Der klare Außenseiter ist die Bank of Japan, die ihren Leitzins im Juli 2024 um 25 Basispunkte (Bps) angehoben hat. Unter den Zentralbanken, die ihre Geldpolitik wieder lockern, hat die Europäische Zentralbank mit zwei aufeinanderfolgenden Zinssenkungen um jeweils 0,25 Prozent den Anfang gemacht. Angesichts des anhaltend starken Lohnwachstums in Großbritannien ist die Bank of England vorsichtiger vorgegangen und hat zwischen ihren beiden Zinssenkungen eine Pause eingelegt. Die US-Notenbank (Fed) hat hingegen die Zinswende etwas später eingeläutet, dafür aber mit einer aggressiven Senkung um 50 Bps, auf die im November eine weitere Lockerung um 25 Bps folgte (Grafik 1). Momentan sieht es danach aus, dass es der Fed gelungen ist, eine „weiche Landung“ der US-Wirtschaft herbeizuführen. Noch blickt jedoch alles auf den Arbeitsmarkt, der sich zuletzt eingetrübt hat.

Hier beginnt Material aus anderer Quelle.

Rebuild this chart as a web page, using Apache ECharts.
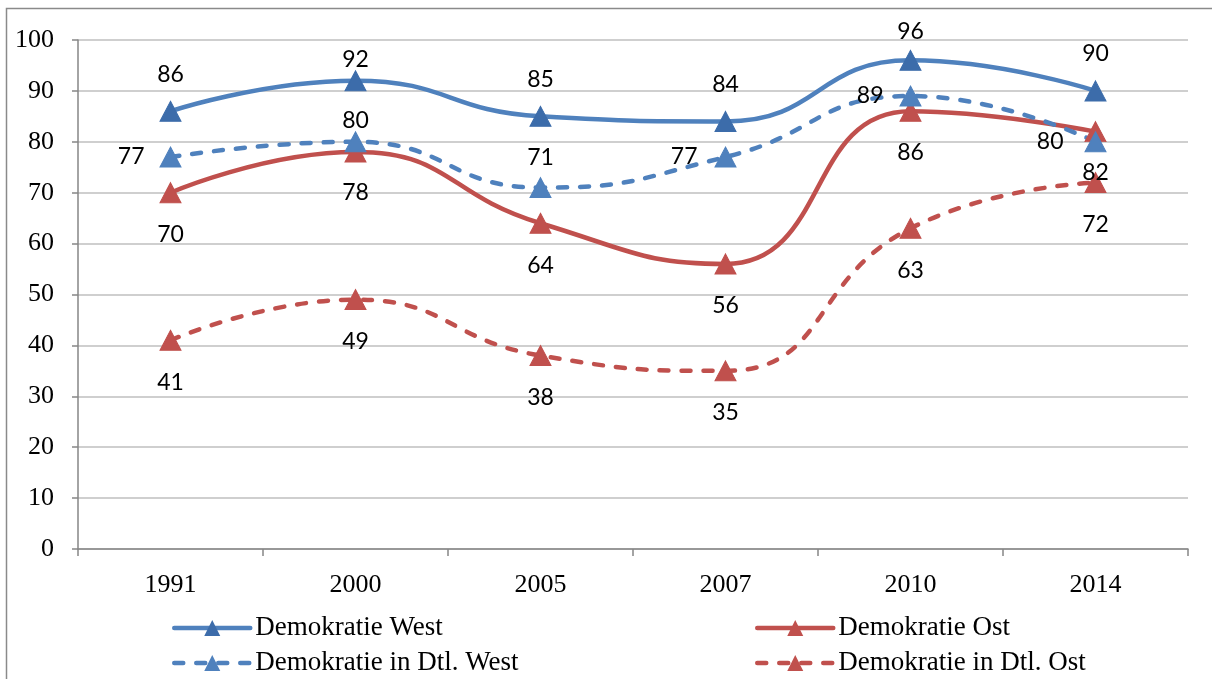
<!DOCTYPE html>
<html><head><meta charset="utf-8">
<script src="https://cdn.jsdelivr.net/npm/echarts@6/dist/echarts.min.js"></script>
<style>html,body{margin:0;padding:0;background:#fff}#c{width:1212px;height:679px}</style>
</head><body><div id="c"></div>
<script>
const categories = ['1991','2000','2005','2007','2010','2014'];
const demokratieWest = [86, 92, 85, 84, 96, 90];
const demokratieOst = [70, 78, 64, 56, 86, 82];
const demokratieDtlWest = [77, 80, 71, 77, 89, 80];
const demokratieDtlOst = [41, 49, 38, 35, 63, 72];

const BLUE = '#4F81BD', BLUE_D = '#3C6CAA', RED = '#C0504D';
const labelFont = {fontFamily: 'Lato', fontSize: 23, color: '#000'};
const serif = 'Liberation Serif';

function mk(name, values, color, markerColor, dashed, positions, distances) {
  return {
    name, type: 'line', smooth: 0.5, data: values.map((v, i) => ({
      value: v,
      label: {position: positions[i], distance: distances[i]}
    })),
    symbol: 'triangle', symbolSize: [21, 20],
    lineStyle: {color, width: 4.5, type: dashed ? [9, 13] : 'solid', cap: 'round'},
    itemStyle: {color: markerColor, borderColor: markerColor},
    label: Object.assign({show: true, distance: 15}, labelFont),
    emphasis: {disabled: true}
  };
}

function legendAt(left, names) {
  return {
    orient: 'vertical', left, top: 614, padding: 0, itemWidth: 76, itemHeight: 20, itemGap: 7,
    data: names,
    textStyle: {fontFamily: serif, fontSize: 27, lineHeight: 28, color: '#000'},
    lineStyle: {width: 4.5}
  };
}

const chart = echarts.init(document.getElementById('c'));
chart.setOption({
  animation: false,
  graphic: [{type: 'rect', shape: {x: 6.5, y: 8.5, width: 1300, height: 800},
    style: {fill: 'none', stroke: '#8a8a8a', lineWidth: 1.5}, z: -10}],
  grid: {left: 78, right: 24, top: 40, bottom: 130},
  legend: [
    legendAt(172, ['Demokratie West', 'Demokratie in Dtl. West']),
    legendAt(755, ['Demokratie Ost', 'Demokratie in Dtl. Ost'])
  ],
  xAxis: {
    type: 'category', data: categories, boundaryGap: true,
    axisLine: {lineStyle: {color: '#868686', width: 1.5}},
    axisTick: {show: true, length: 7, lineStyle: {color: '#868686', width: 1.5}},
    axisLabel: {fontFamily: serif, fontSize: 26, color: '#000', margin: 23}
  },
  yAxis: {
    type: 'value', min: 0, max: 100, interval: 10,
    axisLine: {show: true, lineStyle: {color: '#868686', width: 1.5}},
    axisTick: {show: true, length: 6, lineStyle: {color: '#868686', width: 1.5}},
    axisLabel: {fontFamily: serif, fontSize: 26, color: '#000', margin: 24},
    splitLine: {lineStyle: {color: '#BFBFBF', width: 1.5}}
  },
  series: [
    mk('Demokratie West', demokratieWest, BLUE, BLUE_D, false,
       ['top','top','top','top','top','top'], [15, -1, 15, 15, 7, 15]),
    mk('Demokratie Ost', demokratieOst, RED, RED, false,
       ['bottom','bottom','bottom','bottom','bottom','bottom'], [20, 19, 20, 20, 19, 19]),
    mk('Demokratie in Dtl. West', demokratieDtlWest, BLUE, BLUE, true,
       ['left','top','top','left','left','left'], [15, -1, 8, 17, 16, 21]),
    mk('Demokratie in Dtl. Ost', demokratieDtlOst, RED, RED, true,
       ['bottom','bottom','bottom','bottom','bottom','bottom'], [20, 20, 20, 20, 20, 20])
  ]
});
</script></body></html>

Grafik 1: Die Zinsen sinken, aber unterschiedlich schnell
Angesichts der Tatsache, dass die Gesamtinflation und die Kerninflation in den USA auf etwa 2,5 Prozent bzw. gut 3 Prozent gesunken sind (und sich anderswo auf einem ähnlichen Niveau bewegen), glauben wir jedoch nicht, dass die Zinsen so stark sinken werden, wie viele meinen. In jedem Fall dürften die Zinsen höher bleiben, als sie es in den 2010er-Jahren waren (Grafik 2). Diese Entwicklung wird Auswirkungen für Anleger und ihre Portfoliopositionierung haben.